Cornered Zimbabwe ‘is becoming southern Africa’s North Korea’
Hear no evil, see no evil, speak no evil or go to jail.
This appeared to be the under-fire Zimbabwean government’s latest answer to its critics as it revealed plans on Wednesday to criminalise any “hate speech” against the state.
“Campaigning against one’s country shall be legislated at law and criminalised,” women and youth affairs minister Sithembiso Nyoni announced, reading from cabinet resolutions.
Nyoni said the government would strengthen existing laws to “prohibit hate speech by public officials, media houses and citizens in public places and social, print and electronic media platforms”.
This comes as the US is tightening the noose around President Emmerson Mnangagwa’s government in a country buckling under corruption and a dying economy.
The latest move should come as no surprise; journalist Hopewell Chin’ono is still in prison after being denied bail twice for allegedly inciting civilians to demonstrate against the government. Politician Jacob Ngarivhume was arrested on the same charge. Another journalist, Mduduzi Mathuthu, went into hiding after state security agents kidnapped his nephew, Tawanda Muchehiwa.
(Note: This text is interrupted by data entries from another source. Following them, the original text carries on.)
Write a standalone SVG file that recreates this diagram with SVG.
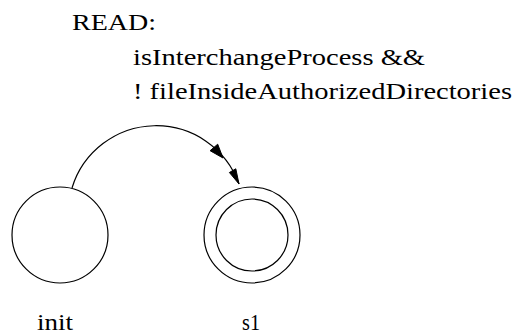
<svg xmlns="http://www.w3.org/2000/svg" width="516" height="334" viewBox="0 0 516 334">
<style>
.t{font-family:"Liberation Serif","Times New Roman",serif;font-size:24px;fill:#000}
.st{fill:none;stroke:#000;stroke-width:1.2}
.ah{fill:#000;stroke:#000;stroke-width:1}
</style>
<rect width="516" height="334" fill="#fff"/>
<g id="connectors">
<path class="st" d="M72,188 A88,88 0 0 1 239,184"/>
<polygon class="ah" points="223,158 210.1,150.7 217.7,144.2"/>
<polygon class="ah" points="239,184 229.4,172.5 235.8,168.8"/>
<g id="edge-label">
<text class="t" x="72" y="30" textLength="84" lengthAdjust="spacingAndGlyphs">READ:</text>
<text class="t" x="133" y="65" textLength="292" lengthAdjust="spacingAndGlyphs">isInterchangeProcess &amp;&amp;</text>
<text class="t" x="133" y="99" textLength="379" lengthAdjust="spacingAndGlyphs">! fileInsideAuthorizedDirectories</text>
</g>
</g>
<g id="init">
<circle class="st" cx="60" cy="235" r="48"/>
<text class="t" x="37" y="330" textLength="36" lengthAdjust="spacingAndGlyphs">init</text>
</g>
<g id="s1">
<circle class="st" cx="252" cy="235" r="48"/>
<circle class="st" cx="252" cy="235" r="36"/>
<text class="t" x="242" y="330" textLength="18" lengthAdjust="spacingAndGlyphs">s1</text>
</g>
</svg>
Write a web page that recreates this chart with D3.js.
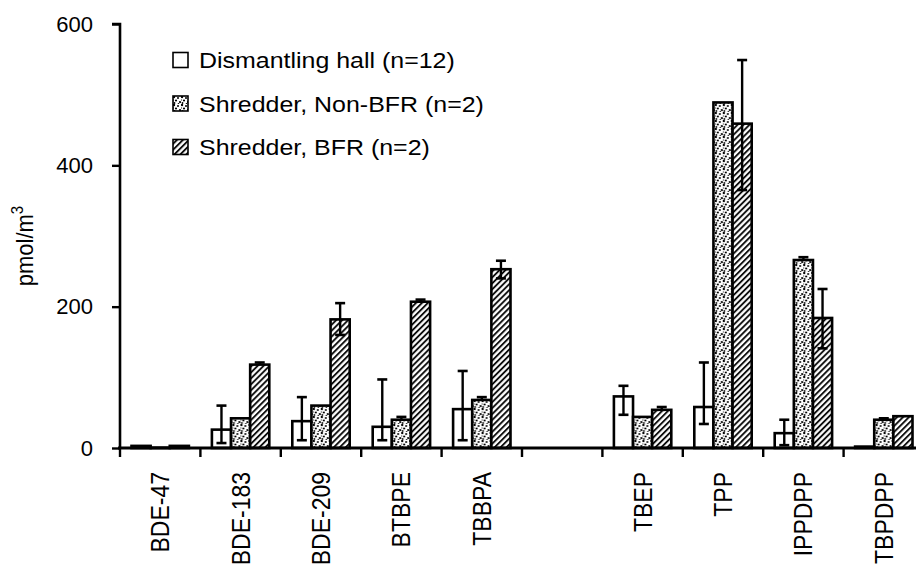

The idea to outlaw criticism was first mooted in 2018 after disputed elections and riots that sparked international outcry. But it was parked as the government resolved to enlist the services of several international lobby groups: the New York-based Mercury Public Affairs LLC, Mercury International United Kingdom, and Ballard Partners whose contract worth US$500,000 (R9m) a year began in March 2019.
The lobby groups were meant to create communication channels between Zimbabwe and the West as the country intended to mend relations and improve its image.
But then Harare accused Washington of being a gang of “thugs” with a plot to bring down the elected government. The abduction and torture of at least 60 pro-democracy activists ahead of the thwarted July 31 demonstrations did not help.
On Monday, Mnangagwa drew the lines when he threatened to “flush out” what he called “dark forces” from within and outside Zimbabwe. With the country’s reputation back to its default setting of being a quasi-authoritarian regime, the cabinet on Tuesday revisited the 2018 plan to criminalise speech it deemed offensive to the state.
Academic and National Constitutional Assembly political party leader Prof Lovemore Madhuku accused Mnangagwa of creating a North Korea in Southern Africa.
“It’s ridiculous. This is a North Korean-inspired thought,” he told Times Select.
He added that the new law would not pass constitutional muster.
“He would have to change the whole constitution and take away all civil rights enshrined in it. Freedom of expression and association are the fundamentals of any constitution. This idea is ill-advised because not even in parliament, where he has a majority, will it be taken seriously,” said Madhuku.
Zama Mkhwananzi, a political commentator, said the government’s move to mute its critics would end in disaster.
“They squandered all goodwill they got from the international community. Many chances have come their way but still they have chosen to fight people at home and blame the West for their problems. This won’t end well,” he said.
In response to being called “thugs”, the US placed a Zimbabwean company Sakunda Holdings and its owner Kudakwashe Tagwirei on sanctions on Tuesday afternoon.
Tagwirei is also an adviser to Mnangagwa and his firms have favourable government contracts worth billions of US dollars. Sakunda has, since 2019, bought five state-owned gold mines and Tagwirei is a big benefactor of Zanu-PF.
The US embassy said Tagwirei had been blacklisted for “providing support to the leadership of the government of Zimbabwe”.
“Tagwirei and other Zimbabwean elites have derailed economic development and harmed the Zimbabwean people through corruption,” said deputy secretary Justin Muzinich.